Cette fois, ça semble plus compliqué. L’Université d’Ottawa dit avoir reçu des plaintes à propos d’un résident qui « aurait enfreint les normes professionnelles de la Faculté de médecine et celles de l’Ordre des médecins et des chirurgiens de l’Ontario ». Des « mesures provisoires » ont été prises, le temps pour l’Université de vérifier si les plaintes sont fondées. « Dans l’intervalle, la personne continuera de toucher le salaire et les avantages sociaux associés à son poste. »

Le DYipeng Ge a décliné ma demande d’entrevue, se disant « impliqué dans une procédure judiciaire ».

J’ai un peu épluché ses réseaux sociaux et, franchement, il n’apparaît pas comme un adepte des discours incendiaires. Plutôt comme un jeune médecin engagé qui désespère devant les souffrances du peuple palestinien. Il s’alarme des frappes contre des hôpitaux à Gaza. Il relaie les appels au cessez-le-feu de l’UNICEF, de Médecins sans frontières, de l’Organisation mondiale de la santé…

Cela dit, le DYoni Freedhoff, professeur associé à la faculté de médecine, aurait toutefois déniché à travers tout cela quelques publications plus douteuses. Dans son blogue, le prof accuse notamment le résident d’avoir écrit ceci : « Si la phrase “Du fleuve à la mer” vous rend mal à l’aise, vous pensez probablement que la liberté des Palestiniens constitue une menace inhérente à la sécurité des Juifs. »

Le problème, c’est que le slogan « Du fleuve à la mer » ne veut pas dire la même chose pour tout le monde.

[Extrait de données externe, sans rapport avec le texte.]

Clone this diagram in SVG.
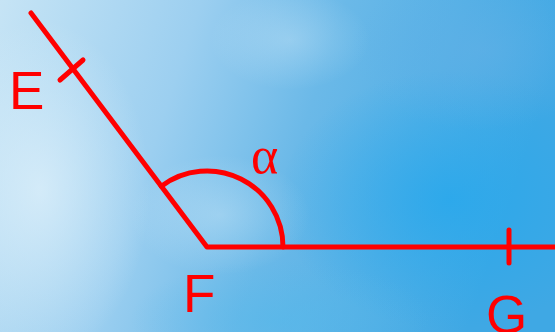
<svg xmlns="http://www.w3.org/2000/svg" width="555" height="332" viewBox="0 0 555 332">
<defs>
<linearGradient id="sky" x1="0" y1="0" x2="1" y2="0.2">
<stop offset="0" stop-color="#c6e4f5"/>
<stop offset="0.35" stop-color="#9ccff0"/>
<stop offset="0.6" stop-color="#6bb9e8"/>
<stop offset="1" stop-color="#3fa8e4"/>
</linearGradient>
<radialGradient id="deep" cx="0.5" cy="0.5" r="0.5">
<stop offset="0" stop-color="#28a8ec" stop-opacity="0.85"/>
<stop offset="1" stop-color="#28a8ec" stop-opacity="0"/>
</radialGradient>
<radialGradient id="cloud" cx="0.5" cy="0.5" r="0.5">
<stop offset="0" stop-color="#e2f2fb" stop-opacity="0.7"/>
<stop offset="1" stop-color="#e2f2fb" stop-opacity="0"/>
</radialGradient>
<radialGradient id="haze" cx="0.5" cy="0.5" r="0.5">
<stop offset="0" stop-color="#62b0e6" stop-opacity="0.6"/>
<stop offset="1" stop-color="#62b0e6" stop-opacity="0"/>
</radialGradient>
<radialGradient id="lowblue" cx="0.5" cy="0.5" r="0.5">
<stop offset="0" stop-color="#55b8ea" stop-opacity="0.6"/>
<stop offset="1" stop-color="#55b8ea" stop-opacity="0"/>
</radialGradient>
</defs>
<style>
.ln{stroke:#ff0000;stroke-width:5;fill:none;stroke-linecap:round;stroke-linejoin:round}
.lbl{font-family:"Liberation Sans",Arial,sans-serif;font-size:53px;fill:#ff0000}
.greek{font-family:"Liberation Serif","Times New Roman",serif;font-size:52px;fill:#ff0000}
</style>
<g id="background">
<rect width="555" height="332" fill="url(#sky)"/>
<ellipse cx="450" cy="200" rx="170" ry="130" fill="url(#deep)"/>
<ellipse cx="480" cy="50" rx="130" ry="80" fill="url(#haze)"/>
<ellipse cx="280" cy="320" rx="150" ry="60" fill="url(#lowblue)"/>
<ellipse cx="40" cy="190" rx="110" ry="170" fill="url(#cloud)"/>
<ellipse cx="220" cy="215" rx="90" ry="60" fill="url(#cloud)" opacity="0.45"/>
<ellipse cx="290" cy="40" rx="80" ry="50" fill="url(#cloud)" opacity="0.4"/>
</g>
<g id="connectors">
<path class="ln" d="M31,13 L207,247 L556,247"/>
<line class="ln" x1="60" y1="80" x2="83" y2="60"/>
<line class="ln" x1="509" y1="230" x2="509" y2="263"/>
<path class="ln" d="M161.3,186.2 A76,76 0 0 1 283,247"/>
</g>
<g id="node-E"><text class="lbl" x="9" y="109">E</text></g>
<g id="node-F"><text class="lbl" x="183" y="312">F</text></g>
<g id="node-G"><text class="lbl" x="486" y="333">G</text></g>
<g id="label-alpha"><text class="greek" x="251" y="173">α</text></g>
</svg>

On l’entend régulièrement dans les manifestations à l’appui de la Palestine. Pour bien des militants de gauche, il s’agit d’un slogan prodémocratie. « “Du fleuve à la mer” est un appel à la liberté, aux droits de l’homme et à la coexistence pacifique », a récemment tenté d’expliquer Rashida Tlaib, représentante démocrate du Michigan au Congrès.

Ça n’a pas empêché la Chambre des représentants de la sanctionner pour avoir utilisé la formule…

En Autriche, prononcer le slogan deviendra une infraction criminelle. Au Royaume-Uni et aux Pays-Bas, on songe également à le rendre illégal. À Montréal, le Cinéma du Parc a été forcé d’annuler la projection de documentaires sur la Palestine à cause du titre du programme de la soirée : « Du fleuve à la mer ». Il y avait eu une pétition, puis une contre-pétition, puis une manifestation…

L’idée du Cinéma du Parc était d’établir un dialogue, cela a viré à la cacophonie.

Il faut comprendre que, pour la plupart des Israéliens, ce slogan est un appel pur et simple à leur extermination. Un appel à l’éradication de l’État hébreu, du Jourdain à la Méditerranée. Cette interprétation n’est pas particulièrement paranoïaque. Même que la phrase apparaît dans la charte du Hamas, vous savez, ce groupe terroriste qui a tué 1200 civils israéliens il y a, quoi, un mois et demi ?

Alors évidemment, si vous scandez ce slogan à tue-tête dans des manifs, juste après le plus gros massacre perpétré contre des Juifs depuis la Shoah, il se peut que certains passants vous fassent de gros yeux. Il se peut même que d’autres aient peur de vous…

Et si vous l’écrivez sur vos réseaux sociaux, eh bien, il se peut que ça vous rebondisse en plein visage.

La liberté d’expression, disais-je, c’est aussi celle d’écrire des conneries. Mais elle n’est évidemment pas absolue. On ne peut pas appeler à l’élimination des ennemis du peuple de Gaza, comme l’a fait le sulfureux prédicateur Adil Charkaoui lors d’une manifestation à Montréal. On ne peut pas tenir des discours haineux ou inciter à la violence.

L’Université d’Ottawa doit trancher : le DYipeng Ge a-t-il franchi cette ligne rouge ? Si on se fie à la pétition, des dizaines de milliers de personnes sont convaincues que le médecin résident ne mérite pas ce traitement. Son histoire, en tout cas, illustre bien la difficulté, en ces temps durs, d’exprimer la moindre sympathie envers les civils palestiniens sans craindre d’être taxé d’antisémitisme.

Sans avoir peur, une fois de plus, de se faire annuler.